How to open your heart and let love in
Do you struggle to get past the first few months in a relationship? Do you find yourself withdrawing from your partner and struggle to connect with them again? If so read on to find out more about what may be happening.
Do you struggle to open up? Are you holding on to pain from the past? Take a look at our guide on opening your heart and let love in again
Traditionally it is believed that it is men who retreat into their caves leaving their poor women outside baffled and confused as to what to do to coax them out. Realistically it can be either sex that withdraws emotionally and it can be a painful experience, both for the person who has withdrawn and for the person on the outside. Here we look at why it happens and what you can do about it.
Why do we withdraw?
According to some experts this emotional response is a result of being brought up by parents who were unable to fulfil our emotional needs. It may equally be a response to old relationships that have not been fully healed. We withdraw because we think we are going to be hurt again or because something has upset us and we don’t know how to talk about it or say what we need. One minute we are open, all embracing and full of joy and then for no reason we clam up feeling hurt, isolated and alone. It doesn’t really matter what caused us to shut down so much as what we can do about it once it has happened. Some people are permanently shut down, not trusting anyone but desperately wanting someone to break through their defences and touch their heart.

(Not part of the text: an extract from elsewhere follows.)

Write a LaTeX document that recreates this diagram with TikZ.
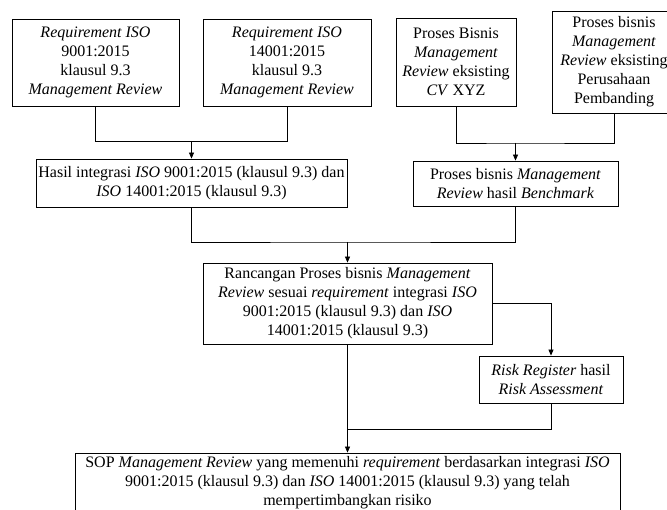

What it feels like when your heart closes
You will know when your heart has closed because the world will seem like a dull place – the colour and vitality go like a sun-faded picture; you lose trust in people and often feel angry, blaming, and resentful and like the world is against you. It is a very lonely place to be and your partner is usually the person closest so often the one who gets the blame – if only they were more affectionate or demonstrative; why don’t they make you happy? In this state we see all of our partner’s faults in technicolor and may accuse them of being the very thing we are denying in ourselves – selfish, angry, lacking in affection, shut down, cold and heartless -We are sure that if this were a perfect relationship we would never feel this way.
The truth is that if this is a recurring pattern in our relationships it probably isn’t our partner’s fault- they may have inadvertently flicked the switch but they didn’t cause the original pain. Even if they do buy flowers, show affection or make us laugh we may have become so rigid and unresponsive it probably won’t penetrate our defences and we may think that their gestures aren’t genuine but just a response to our complaining.
How to open your heart:
1. Give more to others
The first and most important thing you can do is give what you want to other people – be the change you want to see in the world. If you want more affection be more affectionate with those around you; if you need a boost to your self esteem, boost someone else’s by telling them when they have done something well; if you want to be able to trust more, be more trustworthy, really be there for people when they need you. Think about what you want and then look around you and see where you can give it to someone else. This has the natural effect of opening your mind and heart as you take your attention away from you and your problems and focus on others.
2. Listen to what you complain about
The second thing you can do is to listen to what you complain about in others and then look at yourself – are those feelings yours, but you are projecting them onto your partner because you are afraid to feel them yourself? Relationships are like mirrors, what we struggle with in others is often what we deny in ourselves – if you can spot it, you’ve got it. If you can learn to acknowledge difficult emotions in other people you will come to accept them more in yourself and be less likely to close your heart when you feel them.
3. Be present
Often we shut down because our mind has raced ahead in a situation and we think we know what is going to happen. Most emotional discomfort is caused when we are thinking about the past, usually with regret, or the future, often with fear. The place we miss out on most is here and now. When you feel yourself withdrawing from your partner stop and ask yourself if you weren’t thinking about the past or the future is there anything really wrong right now?
4. Be appreciative
It is all too easy to focus on everything that is wrong with our life and relationship. To keep your heart really open make a daily practice of noting what you appreciate in your life and especially in your relationship.